Re: CPU Boundries, Buffering, & Speed Discussion
by karlgoethebier (Abbot) on Sep 13, 2013 at 18:25 UTC
    "...1.5 Quadrillion iterations..."

    Isn't a quadrillion 1x10^15 (1,000,000,000,000,000)?

    What (the hell) are you doing?

    Update:

    "..how long a program should theoretically take to run..."

    ...it might take a while ;-)

    Regards, Karl

    «The Crux of the Biscuit is the Apostrophe»

Re: CPU Boundries, Buffering, & Speed Discussion
by Happy-the-monk (Canon) on Sep 13, 2013 at 18:35 UTC

    Is there a way to figure out how long a program should theoretically take to run through the full program? The whole I/O, pipes, tunnels, etc on computer communications is somewhat intimidating

    You will need a computer to do that. It is called "running it". :-)

    scnr. Actually, it can quickly become impossible to foresee (and test) all the eventualities a programme can theoretically reach, especially if it is already too complex for the programmers to fully understand it.

    Cheers, Sören

    Créateur des bugs mobiles - let loose once, run everywhere.
    (hooked on the Perl Programming language)

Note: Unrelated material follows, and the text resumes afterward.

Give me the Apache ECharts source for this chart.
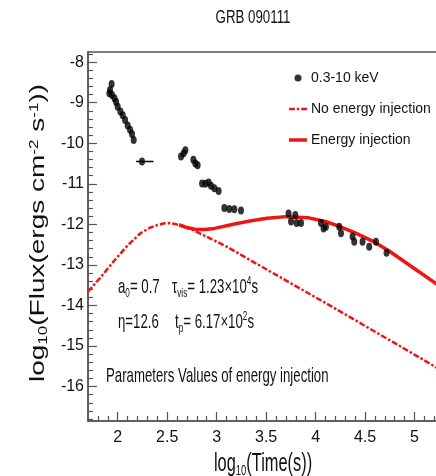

Re: CPU Boundries, Buffering, & Speed Discussion
by jakeease (Friar) on Sep 15, 2013 at 08:11 UTC

    Laurent_R has made some good suggestions about pruning combinations early, and Albannach has expanded on it. If you are using an algorithm to solve the knapsack problem, keep in mind that it is a notoriously difficult problem (NP Complete) and could easily put you into quadrillions if there are too many combinations.G;ive some thought to heuristic solutions; after all, in solving a knapsack problem, each item has a value and a weight. In Fantasy Football, value is subjective, or heuristic; I guess weight just means you need to choose 11 players, including certain positions. Knapsack seeks a mathematically optimal solution; fantasy seeks a heuristically satisfying lineup with a good probability of winning a game--quite different from weighing and valuing a knapsack.